→ **Given material**
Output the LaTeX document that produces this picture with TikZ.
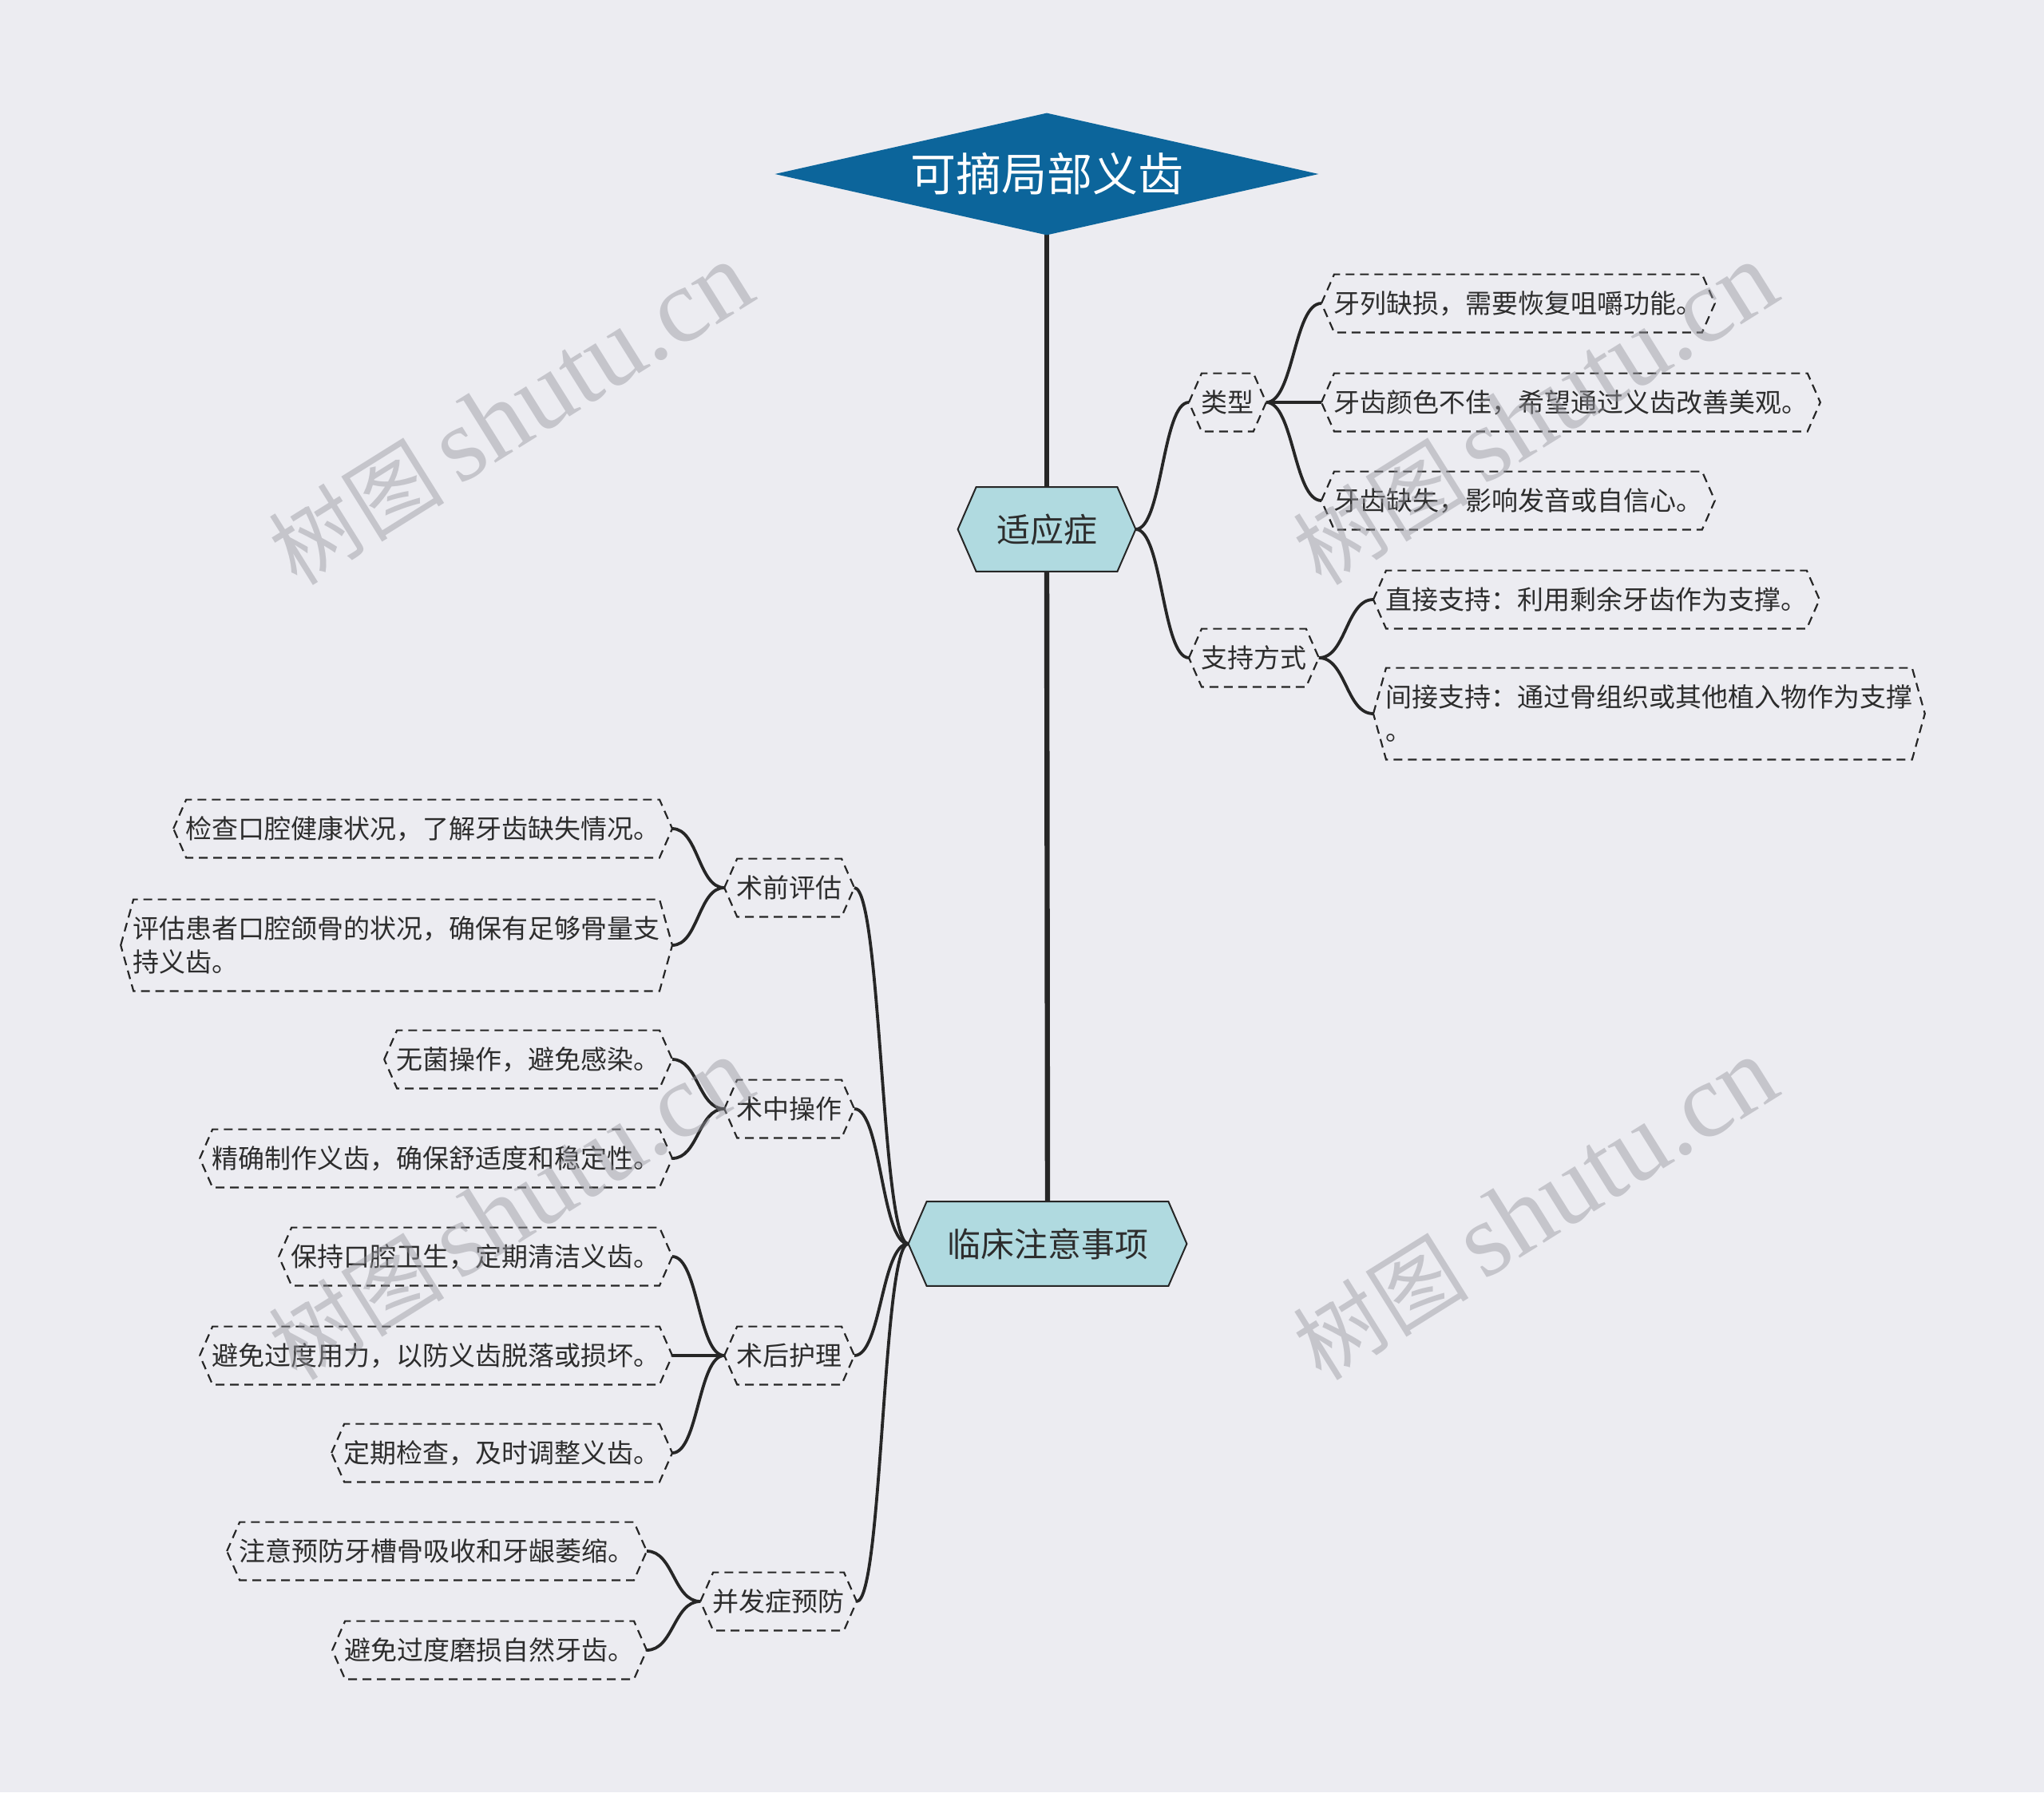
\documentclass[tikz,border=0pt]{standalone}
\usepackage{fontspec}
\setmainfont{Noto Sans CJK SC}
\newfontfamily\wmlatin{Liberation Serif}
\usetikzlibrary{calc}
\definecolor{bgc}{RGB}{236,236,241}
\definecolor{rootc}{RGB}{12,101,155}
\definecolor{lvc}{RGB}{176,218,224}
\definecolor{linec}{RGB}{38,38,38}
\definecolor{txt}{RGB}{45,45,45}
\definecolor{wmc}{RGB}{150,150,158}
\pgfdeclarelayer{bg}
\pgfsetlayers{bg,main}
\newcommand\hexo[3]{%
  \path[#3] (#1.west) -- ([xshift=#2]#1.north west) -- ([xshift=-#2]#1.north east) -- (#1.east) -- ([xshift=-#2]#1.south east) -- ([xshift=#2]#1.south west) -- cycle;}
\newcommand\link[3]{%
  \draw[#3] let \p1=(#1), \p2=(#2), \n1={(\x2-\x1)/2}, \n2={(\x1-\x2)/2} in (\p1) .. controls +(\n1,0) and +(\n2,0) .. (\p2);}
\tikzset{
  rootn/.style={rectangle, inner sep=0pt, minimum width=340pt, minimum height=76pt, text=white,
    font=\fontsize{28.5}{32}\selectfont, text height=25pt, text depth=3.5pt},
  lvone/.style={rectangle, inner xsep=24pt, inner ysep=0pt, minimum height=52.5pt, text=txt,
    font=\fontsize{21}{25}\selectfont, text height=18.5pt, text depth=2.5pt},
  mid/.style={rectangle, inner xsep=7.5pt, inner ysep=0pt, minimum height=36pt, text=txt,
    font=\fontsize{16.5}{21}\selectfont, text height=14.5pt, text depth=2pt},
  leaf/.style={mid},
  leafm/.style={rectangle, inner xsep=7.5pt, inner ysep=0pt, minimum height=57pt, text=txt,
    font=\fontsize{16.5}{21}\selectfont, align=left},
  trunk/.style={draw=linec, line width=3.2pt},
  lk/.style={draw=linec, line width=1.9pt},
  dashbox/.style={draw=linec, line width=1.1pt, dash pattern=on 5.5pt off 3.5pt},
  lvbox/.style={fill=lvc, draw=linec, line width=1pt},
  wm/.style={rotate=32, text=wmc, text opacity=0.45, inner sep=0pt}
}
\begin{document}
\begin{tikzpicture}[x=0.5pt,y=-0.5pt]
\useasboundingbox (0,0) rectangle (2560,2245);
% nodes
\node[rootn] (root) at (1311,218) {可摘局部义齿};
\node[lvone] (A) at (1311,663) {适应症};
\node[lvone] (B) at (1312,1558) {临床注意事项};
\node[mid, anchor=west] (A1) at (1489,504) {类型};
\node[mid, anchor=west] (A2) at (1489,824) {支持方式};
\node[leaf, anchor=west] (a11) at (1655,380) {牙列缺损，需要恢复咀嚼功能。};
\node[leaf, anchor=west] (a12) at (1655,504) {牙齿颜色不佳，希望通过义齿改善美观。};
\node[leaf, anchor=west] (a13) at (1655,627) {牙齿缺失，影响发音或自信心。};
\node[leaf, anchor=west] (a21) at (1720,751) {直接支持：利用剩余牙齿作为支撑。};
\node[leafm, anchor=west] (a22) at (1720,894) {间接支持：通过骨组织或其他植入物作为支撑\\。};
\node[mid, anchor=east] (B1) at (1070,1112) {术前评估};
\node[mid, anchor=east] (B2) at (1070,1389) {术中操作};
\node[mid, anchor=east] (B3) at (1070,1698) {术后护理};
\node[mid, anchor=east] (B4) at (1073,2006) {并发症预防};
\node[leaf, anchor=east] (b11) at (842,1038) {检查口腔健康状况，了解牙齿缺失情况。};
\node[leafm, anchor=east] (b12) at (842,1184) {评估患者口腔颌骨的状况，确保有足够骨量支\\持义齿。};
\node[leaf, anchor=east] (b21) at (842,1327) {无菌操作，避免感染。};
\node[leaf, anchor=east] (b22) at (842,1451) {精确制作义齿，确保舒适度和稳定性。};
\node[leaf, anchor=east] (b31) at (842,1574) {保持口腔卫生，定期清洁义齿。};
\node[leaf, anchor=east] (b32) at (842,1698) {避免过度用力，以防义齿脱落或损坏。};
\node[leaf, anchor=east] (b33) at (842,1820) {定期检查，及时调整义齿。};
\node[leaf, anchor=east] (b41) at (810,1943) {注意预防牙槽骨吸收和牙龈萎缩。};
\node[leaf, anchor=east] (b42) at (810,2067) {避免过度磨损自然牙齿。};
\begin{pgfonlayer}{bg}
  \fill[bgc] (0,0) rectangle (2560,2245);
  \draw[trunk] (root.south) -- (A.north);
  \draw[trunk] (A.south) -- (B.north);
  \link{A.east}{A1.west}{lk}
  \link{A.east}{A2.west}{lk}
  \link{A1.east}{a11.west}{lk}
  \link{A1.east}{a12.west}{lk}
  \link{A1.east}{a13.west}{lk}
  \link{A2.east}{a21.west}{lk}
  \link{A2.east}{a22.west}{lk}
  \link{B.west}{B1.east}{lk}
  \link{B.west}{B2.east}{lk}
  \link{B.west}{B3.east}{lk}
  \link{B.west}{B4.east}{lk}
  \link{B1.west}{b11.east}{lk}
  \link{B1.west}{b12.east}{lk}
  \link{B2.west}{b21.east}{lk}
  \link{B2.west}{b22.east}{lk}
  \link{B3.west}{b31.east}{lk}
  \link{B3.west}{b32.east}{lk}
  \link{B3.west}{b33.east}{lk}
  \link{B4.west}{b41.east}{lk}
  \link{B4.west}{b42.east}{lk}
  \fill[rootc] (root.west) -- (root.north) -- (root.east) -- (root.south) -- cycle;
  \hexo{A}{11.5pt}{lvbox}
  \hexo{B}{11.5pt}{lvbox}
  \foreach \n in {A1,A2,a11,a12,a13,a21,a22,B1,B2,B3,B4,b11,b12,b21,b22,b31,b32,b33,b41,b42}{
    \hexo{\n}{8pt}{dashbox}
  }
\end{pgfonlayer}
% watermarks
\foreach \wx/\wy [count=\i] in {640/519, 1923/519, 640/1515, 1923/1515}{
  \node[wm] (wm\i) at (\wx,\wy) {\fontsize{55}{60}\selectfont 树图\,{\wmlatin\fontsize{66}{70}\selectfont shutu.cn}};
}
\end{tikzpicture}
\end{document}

→ **Given problem**
Quote in full the listing given above; the images are to be left out.

→ **Problem solution**
Output the LaTeX document that produces this picture with TikZ.
\documentclass[tikz,border=0pt]{standalone}
\usepackage{fontspec}
\setmainfont{Noto Sans CJK SC}
\newfontfamily\wmlatin{Liberation Serif}
\usetikzlibrary{calc}
\definecolor{bgc}{RGB}{236,236,241}
\definecolor{rootc}{RGB}{12,101,155}
\definecolor{lvc}{RGB}{176,218,224}
\definecolor{linec}{RGB}{38,38,38}
\definecolor{txt}{RGB}{45,45,45}
\definecolor{wmc}{RGB}{150,150,158}
\pgfdeclarelayer{bg}
\pgfsetlayers{bg,main}
\newcommand\hexo[3]{%
  \path[#3] (#1.west) -- ([xshift=#2]#1.north west) -- ([xshift=-#2]#1.north east) -- (#1.east) -- ([xshift=-#2]#1.south east) -- ([xshift=#2]#1.south west) -- cycle;}
\newcommand\link[3]{%
  \draw[#3] let \p1=(#1), \p2=(#2), \n1={(\x2-\x1)/2}, \n2={(\x1-\x2)/2} in (\p1) .. controls +(\n1,0) and +(\n2,0) .. (\p2);}
\tikzset{
  rootn/.style={rectangle, inner sep=0pt, minimum width=340pt, minimum height=76pt, text=white,
    font=\fontsize{28.5}{32}\selectfont, text height=25pt, text depth=3.5pt},
  lvone/.style={rectangle, inner xsep=24pt, inner ysep=0pt, minimum height=52.5pt, text=txt,
    font=\fontsize{21}{25}\selectfont, text height=18.5pt, text depth=2.5pt},
  mid/.style={rectangle, inner xsep=7.5pt, inner ysep=0pt, minimum height=36pt, text=txt,
    font=\fontsize{16.5}{21}\selectfont, text height=14.5pt, text depth=2pt},
  leaf/.style={mid},
  leafm/.style={rectangle, inner xsep=7.5pt, inner ysep=0pt, minimum height=57pt, text=txt,
    font=\fontsize{16.5}{21}\selectfont, align=left},
  trunk/.style={draw=linec, line width=3.2pt},
  lk/.style={draw=linec, line width=1.9pt},
  dashbox/.style={draw=linec, line width=1.1pt, dash pattern=on 5.5pt off 3.5pt},
  lvbox/.style={fill=lvc, draw=linec, line width=1pt},
  wm/.style={rotate=32, text=wmc, text opacity=0.45, inner sep=0pt}
}
\begin{document}
\begin{tikzpicture}[x=0.5pt,y=-0.5pt]
\useasboundingbox (0,0) rectangle (2560,2245);
% nodes
\node[rootn] (root) at (1311,218) {可摘局部义齿};
\node[lvone] (A) at (1311,663) {适应症};
\node[lvone] (B) at (1312,1558) {临床注意事项};
\node[mid, anchor=west] (A1) at (1489,504) {类型};
\node[mid, anchor=west] (A2) at (1489,824) {支持方式};
\node[leaf, anchor=west] (a11) at (1655,380) {牙列缺损，需要恢复咀嚼功能。};
\node[leaf, anchor=west] (a12) at (1655,504) {牙齿颜色不佳，希望通过义齿改善美观。};
\node[leaf, anchor=west] (a13) at (1655,627) {牙齿缺失，影响发音或自信心。};
\node[leaf, anchor=west] (a21) at (1720,751) {直接支持：利用剩余牙齿作为支撑。};
\node[leafm, anchor=west] (a22) at (1720,894) {间接支持：通过骨组织或其他植入物作为支撑\\。};
\node[mid, anchor=east] (B1) at (1070,1112) {术前评估};
\node[mid, anchor=east] (B2) at (1070,1389) {术中操作};
\node[mid, anchor=east] (B3) at (1070,1698) {术后护理};
\node[mid, anchor=east] (B4) at (1073,2006) {并发症预防};
\node[leaf, anchor=east] (b11) at (842,1038) {检查口腔健康状况，了解牙齿缺失情况。};
\node[leafm, anchor=east] (b12) at (842,1184) {评估患者口腔颌骨的状况，确保有足够骨量支\\持义齿。};
\node[leaf, anchor=east] (b21) at (842,1327) {无菌操作，避免感染。};
\node[leaf, anchor=east] (b22) at (842,1451) {精确制作义齿，确保舒适度和稳定性。};
\node[leaf, anchor=east] (b31) at (842,1574) {保持口腔卫生，定期清洁义齿。};
\node[leaf, anchor=east] (b32) at (842,1698) {避免过度用力，以防义齿脱落或损坏。};
\node[leaf, anchor=east] (b33) at (842,1820) {定期检查，及时调整义齿。};
\node[leaf, anchor=east] (b41) at (810,1943) {注意预防牙槽骨吸收和牙龈萎缩。};
\node[leaf, anchor=east] (b42) at (810,2067) {避免过度磨损自然牙齿。};
\begin{pgfonlayer}{bg}
  \fill[bgc] (0,0) rectangle (2560,2245);
  \draw[trunk] (root.south) -- (A.north);
  \draw[trunk] (A.south) -- (B.north);
  \link{A.east}{A1.west}{lk}
  \link{A.east}{A2.west}{lk}
  \link{A1.east}{a11.west}{lk}
  \link{A1.east}{a12.west}{lk}
  \link{A1.east}{a13.west}{lk}
  \link{A2.east}{a21.west}{lk}
  \link{A2.east}{a22.west}{lk}
  \link{B.west}{B1.east}{lk}
  \link{B.west}{B2.east}{lk}
  \link{B.west}{B3.east}{lk}
  \link{B.west}{B4.east}{lk}
  \link{B1.west}{b11.east}{lk}
  \link{B1.west}{b12.east}{lk}
  \link{B2.west}{b21.east}{lk}
  \link{B2.west}{b22.east}{lk}
  \link{B3.west}{b31.east}{lk}
  \link{B3.west}{b32.east}{lk}
  \link{B3.west}{b33.east}{lk}
  \link{B4.west}{b41.east}{lk}
  \link{B4.west}{b42.east}{lk}
  \fill[rootc] (root.west) -- (root.north) -- (root.east) -- (root.south) -- cycle;
  \hexo{A}{11.5pt}{lvbox}
  \hexo{B}{11.5pt}{lvbox}
  \foreach \n in {A1,A2,a11,a12,a13,a21,a22,B1,B2,B3,B4,b11,b12,b21,b22,b31,b32,b33,b41,b42}{
    \hexo{\n}{8pt}{dashbox}
  }
\end{pgfonlayer}
% watermarks
\foreach \wx/\wy [count=\i] in {640/519, 1923/519, 640/1515, 1923/1515}{
  \node[wm] (wm\i) at (\wx,\wy) {\fontsize{55}{60}\selectfont 树图\,{\wmlatin\fontsize{66}{70}\selectfont shutu.cn}};
}
\end{tikzpicture}
\end{document}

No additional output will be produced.